Van and truck drivers who try to ‘beat the barriers’ and red lights on Doncaster’s railway crossings have been targeted in a campaign aimed at saving lives.
Network Rail staff, railway police and fire officers joined forces in an international awareness programme targeting ‘professional’ motorists who drive for a living, and who are responsible for a fifth of near-misses on Britain’s level crossings.
Yesterday’s event focused on three crossings in the Bentley area – one next to Bentley station and Dock Hills and Moat Hills, near Ings Road.
Police took the registration number of one car that went through the Cooke Street crossing when the lights were on red and the driver will be receiving a notice of intended prosecution through the post. Bentley crossing has more than 3,000 vehicles a day and 149 trains a day pass at up to 100mph
All drivers stopped at the crossings and pedestrians were given leaflets entitled ‘The Most Important Stop of the Day’ but the awareness day was mostly aimed at reducing the number of incidents at level crossings involving people who are paid to drive. Officers on the operation at Bentley said they had had ‘positive feedback’ from drivers, especially those of lorries who said they often witness other motorists trying to go through on red.
Network Rail say level crossings in Britain are among the safest in Europe but almost a fifth of the 142 near-misses that occurred at level crossings in 2013 included a vehicle driven in a professional capacity – such as a lorry, van, bus or taxi –putting the life of the driver as well as others at risk.
Their 100 level crossing managers, who are based all over the country, are also engaging with local firms who employ a lot of drivers.
The programme launch coincides with ILCAD – International Level Crossing Awareness Day – a global initiative supported by 45 countries to raise public awareness on safety factors and dangers posed by misuse at level crossings.
Liz Reedy, community safety manager at Network Rail, said: “The plan is to go to our most heavily used crossings with staff and volunteers who will speak with motorists and pedestrians about the importance of level crossing safety.
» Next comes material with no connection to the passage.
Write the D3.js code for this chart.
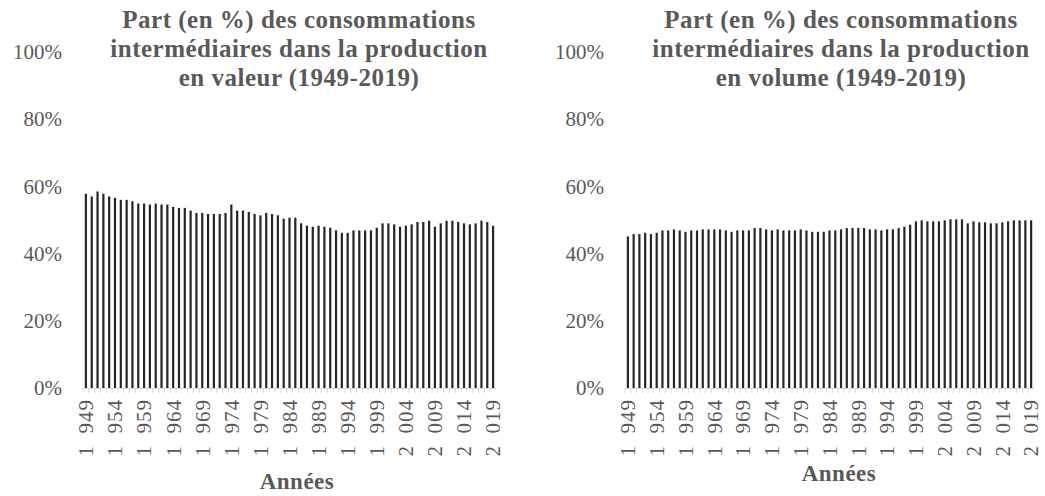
<!DOCTYPE html>
<html>
<head>
<meta charset="utf-8">
<script src="https://cdn.jsdelivr.net/npm/d3@7"></script>
<style>
  body { margin: 0; background: #fff; }
  svg text { font-family: "Liberation Serif", "DejaVu Serif", serif; fill: #595959; }
</style>
</head>
<body>
<svg id="chart" width="1045" height="496"></svg>
<script>
// years 1949..2019
const years = [
  1949, 1950, 1951, 1952, 1953, 1954, 1955, 1956, 1957, 1958,
  1959, 1960, 1961, 1962, 1963, 1964, 1965, 1966, 1967, 1968,
  1969, 1970, 1971, 1972, 1973, 1974, 1975, 1976, 1977, 1978,
  1979, 1980, 1981, 1982, 1983, 1984, 1985, 1986, 1987, 1988,
  1989, 1990, 1991, 1992, 1993, 1994, 1995, 1996, 1997, 1998,
  1999, 2000, 2001, 2002, 2003, 2004, 2005, 2006, 2007, 2008,
  2009, 2010, 2011, 2012, 2013, 2014, 2015, 2016, 2017, 2018, 2019
];

// share (%) of intermediate consumption, value
const valeur = [
  57.8, 57.0, 58.5, 57.8, 57.0, 56.6, 56.0, 56.0, 55.6, 54.9,
  54.9, 54.6, 54.9, 54.6, 54.6, 53.9, 53.6, 53.6, 52.8, 52.1,
  52.1, 51.8, 51.8, 51.8, 52.1, 54.6, 52.8, 52.8, 52.4, 51.8,
  51.4, 52.1, 51.8, 51.4, 50.4, 50.7, 50.7, 49.0, 48.3, 48.0,
  48.3, 48.0, 47.7, 46.9, 46.2, 46.2, 46.9, 46.9, 46.9, 46.9,
  47.7, 49.0, 49.0, 48.7, 48.0, 48.3, 48.7, 49.4, 49.4, 49.8,
  48.0, 49.0, 49.8, 49.8, 49.4, 49.0, 48.7, 49.0, 49.8, 49.4, 48.3
];

// share (%) of intermediate consumption, volume
const volume = [
  45.1, 45.8, 45.8, 46.2, 45.8, 46.2, 46.9, 46.9, 47.2, 46.9,
  46.5, 46.9, 46.9, 47.2, 47.2, 47.2, 47.2, 46.9, 46.5, 46.9,
  46.9, 46.9, 47.6, 47.6, 47.2, 46.9, 47.2, 46.9, 46.9, 46.9,
  47.2, 46.9, 46.5, 46.5, 46.5, 46.9, 46.9, 47.2, 47.6, 47.6,
  47.6, 47.6, 47.2, 47.2, 46.9, 47.2, 47.2, 47.6, 48.0, 48.6,
  49.6, 49.9, 49.6, 49.6, 49.6, 49.9, 50.2, 50.2, 50.2, 49.0,
  49.6, 49.3, 49.3, 49.0, 49.0, 49.3, 49.6, 49.9, 49.9, 49.9, 49.9
];

const yTicks = [0, 20, 40, 60, 80, 100];

const titles = [
  ["Part (en %) des consommations", "intermédiaires dans la production", "en valeur (1949-2019)"],
  ["Part (en %) des consommations", "intermédiaires dans la production", "en volume (1949-2019)"]
];

const fr = d3.formatLocale({ decimal: ",", thousands: "\u2002", grouping: [3], currency: ["", " €"] });
const yearFmt = fr.format(",d");

const svg = d3.select("#chart");

const panels = [
  { data: valeur, title: titles[0], dx: 0, xEnd: 496, axisTitleY: 489 },
  { data: volume, title: titles[1], dx: 542, xEnd: 492, axisTitleY: 481 }
];

const yScale = d3.scaleLinear().domain([0, 100]).range([388, 52]);

panels.forEach(p => {
  const g = svg.append("g").attr("transform", `translate(${p.dx},0)`);

  const xScale = d3.scaleBand()
    .domain(years)
    .range([83, p.xEnd])
    .paddingInner(0.62)
    .paddingOuter(0.31);

  // title
  g.append("text")
    .attr("x", 299)
    .attr("y", 28)
    .attr("text-anchor", "middle")
    .style("font-size", "25px")
    .style("letter-spacing", "0.5px")
    .style("font-weight", "bold")
    .selectAll("tspan")
    .data(p.title)
    .join("tspan")
    .attr("x", 299)
    .attr("dy", (d, i) => i === 0 ? 0 : 29)
    .text(d => d);

  // y axis labels only
  const yAxis = d3.axisLeft(yScale)
    .tickValues(yTicks)
    .tickSize(0)
    .tickPadding(0)
    .tickFormat(d => d + "%");
  g.append("g")
    .attr("transform", "translate(62,0)")
    .call(yAxis)
    .call(s => s.select(".domain").remove())
    .selectAll("text")
    .style("font-size", "21px")
    .style("fill", "#595959")
    .style("font-family", "'Liberation Serif', serif");

  // bars
  g.append("g")
    .selectAll("rect")
    .data(p.data)
    .join("rect")
    .attr("x", (d, i) => xScale(years[i]))
    .attr("width", xScale.bandwidth())
    .attr("y", d => yScale(d))
    .attr("height", d => yScale(0) - yScale(d))
    .attr("fill", "#262626");

  // x axis
  const step = xScale.step();
  const xAxis = d3.axisBottom(xScale)
    .tickSizeInner(5)
    .tickSizeOuter(0)
    .tickFormat(d => (d - 1949) % 5 === 0 ? yearFmt(d) : "");
  const ax = g.append("g")
    .attr("transform", `translate(0,${yScale(0)})`)
    .call(xAxis);
  ax.select(".domain").attr("stroke", "#d9d9d9");
  ax.selectAll(".tick line")
    .attr("stroke", "#d9d9d9")
    .attr("x1", -step / 2)
    .attr("x2", -step / 2);
  ax.selectAll(".tick text")
    .attr("transform", "rotate(-90)")
    .attr("x", -11)
    .attr("y", 0)
    .attr("dy", "0.35em")
    .style("text-anchor", "end")
    .style("font-size", "21px")
    .style("letter-spacing", "1px")
    .style("fill", "#595959")
    .style("font-family", "'Liberation Serif', serif");

  // axis title
  g.append("text")
    .attr("x", 297)
    .attr("y", p.axisTitleY)
    .attr("text-anchor", "middle")
    .style("font-size", "23px")
    .style("letter-spacing", "0.5px")
    .style("font-weight", "bold")
    .text("Années");
});
</script>
</body>
</html>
“The crossings we have chosen are used a lot by heavy haulage vehicles and are close to large businesses and industrial units, so we plan to visit as many of these businesses on the day to help get the message out.”
Level crossings in the Doncaster area have been in the headlines for the wrong reasons over the past 18 months, with four-year-old Emma Lifsey killed by a passenger train at Misson Springs, near Bawtry, in late 2012 when her grandmother, Diane Jarrett, did not see the red lights because she was dazzled by sun.
In other incidents there has already been successful prosecution of drivers for careless or dangerous driving at level crossings.
A Rossington driver found guilty of dangerous driving lost his licence for 12 months and will need to take an extended test in order to get it back, and another driver who allegedly smashed into barriers at Rossington before hitting parked cars is being prosecuted.